Written request → Drop every picture. Then return, exactly, the lines from the beginning of the listing below through the one containing "import seaborn as sns".

Figure scripts →
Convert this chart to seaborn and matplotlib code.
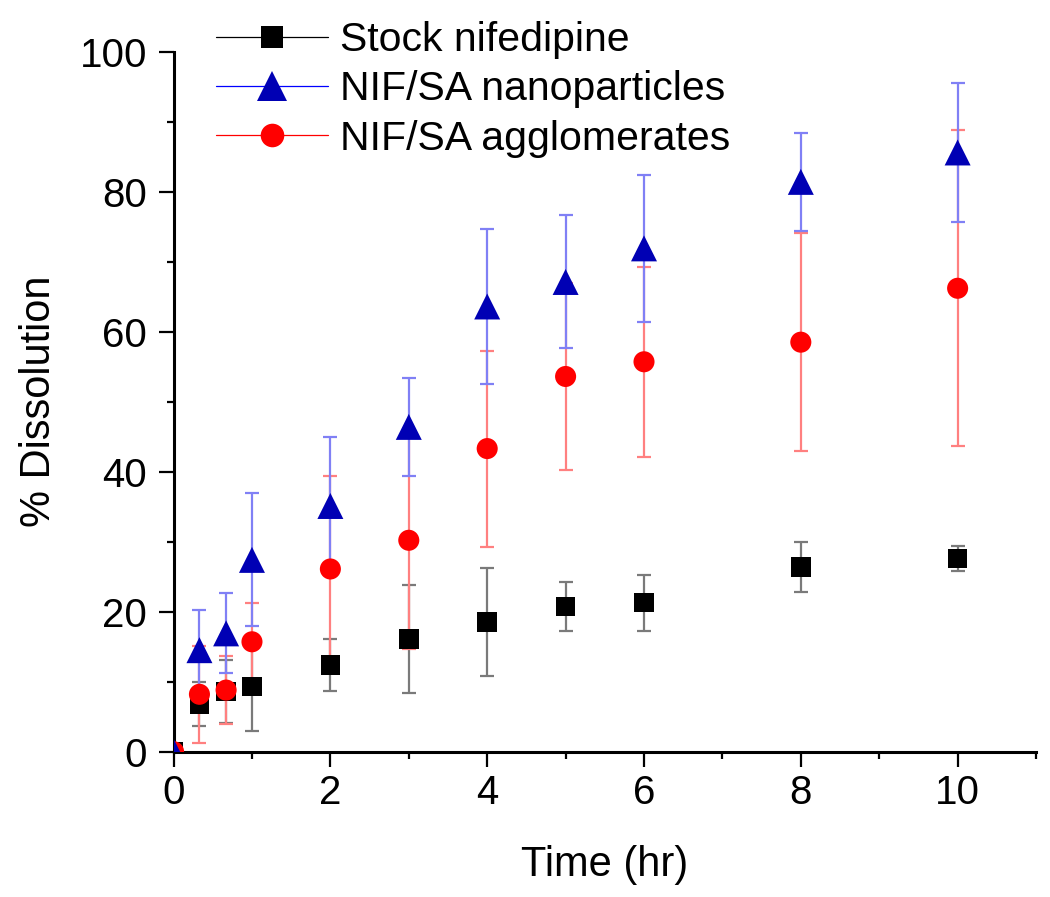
import numpy as np
import pandas as pd
import matplotlib
matplotlib.use("Agg")
import matplotlib.pyplot as plt
from matplotlib.lines import Line2D
from matplotlib.ticker import MultipleLocator
import seaborn as sns

# ---- data ----
time_hr = [0, 0.33, 0.67, 1, 2, 3, 4, 5, 6, 8, 10]
stock = [0, 6.8, 8.6, 9.3, 12.4, 16.1, 18.5, 20.75, 21.3, 26.4, 27.6]
stock_sd = [0, 3.1, 4.5, 6.3, 3.7, 7.7, 7.7, 3.5, 4.0, 3.6, 1.85]
nano = [0, 14.5, 16.9, 27.4, 35.1, 46.4, 63.6, 67.1, 71.9, 81.4, 85.6]
nano_sd = [0, 5.8, 5.7, 9.5, 9.8, 7.0, 11.1, 9.5, 10.5, 7.0, 9.9]
agg = [0, 8.2, 8.8, 15.7, 26.1, 30.2, 43.3, 53.6, 55.7, 58.5, 66.2]
agg_sd = [0, 6.9, 4.9, 5.5, 13.3, 15.6, 14.0, 13.3, 13.6, 15.6, 22.6]

series_names = ["Stock nifedipine", "NIF/SA nanoparticles", "NIF/SA agglomerates"]

sns.set_theme(style="ticks")
plt.rcParams["font.family"] = ["Liberation Sans", "DejaVu Sans"]
plt.rcParams["text.color"] = "black"
plt.rcParams["axes.labelcolor"] = "black"
plt.rcParams["xtick.color"] = "black"
plt.rcParams["ytick.color"] = "black"

df = pd.concat([
    pd.DataFrame({"time": time_hr, "value": stock, "sd": stock_sd, "series": series_names[0]}),
    pd.DataFrame({"time": time_hr, "value": nano, "sd": nano_sd, "series": series_names[1]}),
    pd.DataFrame({"time": time_hr, "value": agg, "sd": agg_sd, "series": series_names[2]}),
])

marker_col = {series_names[0]: "#000000", series_names[1]: "#0000b4", series_names[2]: "#ff0000"}
err_col = {series_names[0]: "#7a7a7a", series_names[1]: "#8080f5", series_names[2]: "#ff8080"}
line_col = {series_names[0]: "#000000", series_names[1]: "#0000ff", series_names[2]: "#ff0000"}
markers = {series_names[0]: "s", series_names[1]: "^", series_names[2]: "o"}
msizes = {series_names[0]: 200, series_names[1]: 350, series_names[2]: 230}
leg_ms = {series_names[0]: 16, series_names[1]: 21, series_names[2]: 17}
draw_order = [series_names[0], series_names[2], series_names[1]]

fig = plt.figure(figsize=(10.5, 8.97), dpi=100)
ax = fig.add_axes([0.1653, 0.162, 0.8214, 0.7804])

for name in draw_order:
    sub = df[df["series"] == name]
    ax.errorbar(sub["time"], sub["value"], yerr=sub["sd"], fmt="none",
                ecolor=err_col[name], elinewidth=1.6, capsize=5, capthick=1.6, zorder=2)

for name in draw_order:
    sub = df[df["series"] == name]
    sns.scatterplot(x="time", y="value", data=sub, marker=markers[name], s=msizes[name],
                    color=marker_col[name], edgecolor="none", linewidth=0, ax=ax,
                    zorder=3, legend=False)

ax.set_xlim(0, 11)
ax.set_ylim(0, 100)
ax.xaxis.set_major_locator(MultipleLocator(2))
ax.xaxis.set_minor_locator(MultipleLocator(1))
ax.yaxis.set_major_locator(MultipleLocator(20))
ax.yaxis.set_minor_locator(MultipleLocator(10))
ax.tick_params(which="major", direction="out", length=11, width=1.6, labelsize=29, colors="black")
ax.tick_params(axis="x", which="major", pad=5)
ax.tick_params(axis="y", which="major", pad=8)
ax.tick_params(which="minor", direction="out", length=5, width=1.6, colors="black")
for s in ["top", "right"]:
    ax.spines[s].set_visible(False)
for s in ["left", "bottom"]:
    ax.spines[s].set_linewidth(2.2)
    ax.spines[s].set_color("black")

ax.set_xlabel("Time (hr)", fontsize=30, labelpad=24, color="black")
ax.set_ylabel("% Dissolution", fontsize=30, labelpad=15, color="black")

handles = [Line2D([0], [0], color=line_col[n], lw=0.9, marker=markers[n],
                  markersize=leg_ms[n], markerfacecolor=marker_col[n],
                  markeredgecolor=marker_col[n], markeredgewidth=0)
           for n in series_names]
leg = ax.legend(handles, series_names, loc="upper left", bbox_to_anchor=(0.049, 1.044),
                frameon=False, fontsize=29.5, handlelength=2.75, handletextpad=0.27,
                labelspacing=0.28, borderpad=0, borderaxespad=0)
for t in leg.get_texts():
    t.set_color("black")

fig.savefig("out.png", dpi=100)
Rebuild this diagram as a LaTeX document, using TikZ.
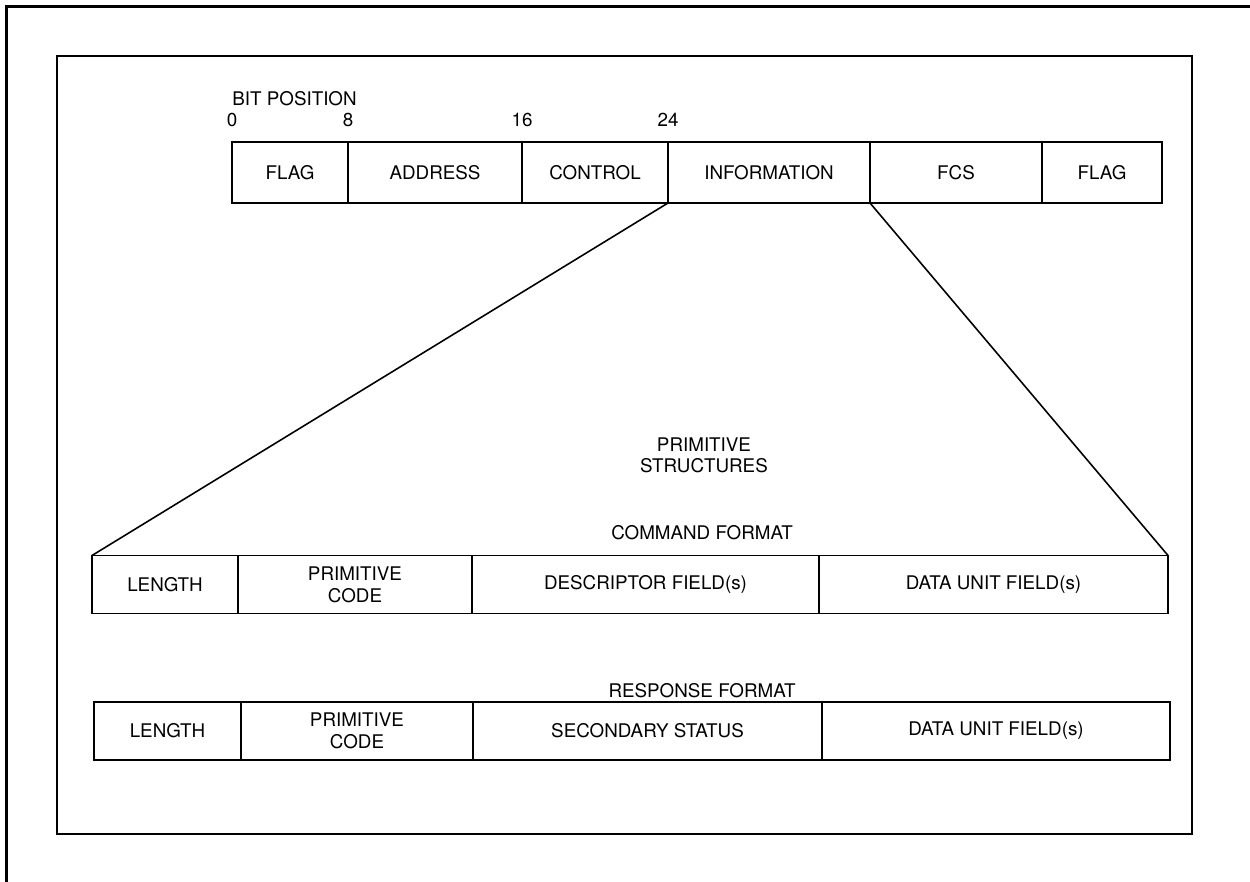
\documentclass[tikz,border=0pt]{standalone}
\usepackage{fontspec}
\setmainfont{TeX Gyre Heros}
\usetikzlibrary{positioning}

\begin{document}
\begin{tikzpicture}[
  field/.style={draw, line width=0.9pt, outer sep=0pt, inner sep=0pt,
    minimum height=1.16cm, align=center,
    font=\fontsize{10.7}{12.5}\selectfont},
  heading/.style={inner sep=0pt, align=center,
    font=\fontsize{10.7}{12}\selectfont},
  num/.style={inner sep=0pt, font=\fontsize{10.7}{12}\selectfont}]

\useasboundingbox (0,0) rectangle (25,17.64);

% page frame (runs off the right and bottom)
\draw[line width=1.4pt] (0.13,0) -- (0.13,17.51) -- (25,17.51);
% inner frame
\draw[line width=0.9pt] (1.14,0.96) rectangle (23.84,16.52);

% --- Frame format ---
\node[heading, anchor=west] (bitpos) at (4.64,15.66) {BIT POSITION};

\node[field, minimum height=1.22cm, minimum width=2.32cm, anchor=west]
  (flagl) at (4.64,14.19) {FLAG};
\node[field, minimum height=1.22cm, minimum width=3.48cm, right=0pt of flagl]
  (addr) {ADDRESS};
\node[field, minimum height=1.22cm, minimum width=2.92cm, right=0pt of addr]
  (ctrl) {CONTROL};
\node[field, minimum height=1.22cm, minimum width=4.04cm, right=0pt of ctrl]
  (info) {INFORMATION};
\node[field, minimum height=1.22cm, minimum width=3.44cm, right=0pt of info]
  (fcs) {FCS};
\node[field, minimum height=1.22cm, minimum width=2.40cm, right=0pt of fcs]
  (flagr) {FLAG};

% bit numbers over the field borders
\node[num, above=0.3cm of flagl.north west] (b0) {0};
\node[num, above=0.3cm of addr.north west] (b8) {8};
\node[num, above=0.3cm of ctrl.north west] (b16) {16};
\node[num, above=0.3cm of info.north west] (b24) {24};

% --- Primitive structures ---
\node[heading] (prim) at (14.08,8.54) {PRIMITIVE\\STRUCTURES};

% command format
\node[heading] (cmdfmt) at (14.04,6.98) {COMMAND FORMAT};
\node[field, minimum width=2.92cm, anchor=west] (clen) at (1.84,5.95) {LENGTH};
\node[field, minimum width=4.68cm, right=0pt of clen] (ccode) {PRIMITIVE\\CODE};
\node[field, minimum width=6.94cm, right=0pt of ccode] (cdesc) {DESCRIPTOR FIELD(s)};
\node[field, minimum width=6.98cm, right=0pt of cdesc] (cdata) {DATA UNIT FIELD(s)};

% response format
\node[heading] (rspfmt) at (14.04,3.82) {RESPONSE FORMAT};
\node[field, minimum width=2.94cm, anchor=west] (rlen) at (1.88,3.02) {LENGTH};
\node[field, minimum width=4.64cm, right=0pt of rlen] (rcode) {PRIMITIVE\\CODE};
\node[field, minimum width=6.98cm, right=0pt of rcode] (rstat) {SECONDARY STATUS};
\node[field, minimum width=6.96cm, right=0pt of rstat] (rdata) {DATA UNIT FIELD(s)};

% information field opens out into the command
\draw[line width=0.9pt] (info.south west) -- (clen.north west);
\draw[line width=0.9pt] (info.south east) -- (cdata.north east);

\end{tikzpicture}
\end{document}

Correct result →
Convert this chart to seaborn and matplotlib code.
import numpy as np
import pandas as pd
import matplotlib
matplotlib.use("Agg")
import matplotlib.pyplot as plt
from matplotlib.lines import Line2D
from matplotlib.ticker import MultipleLocator
import seaborn as sns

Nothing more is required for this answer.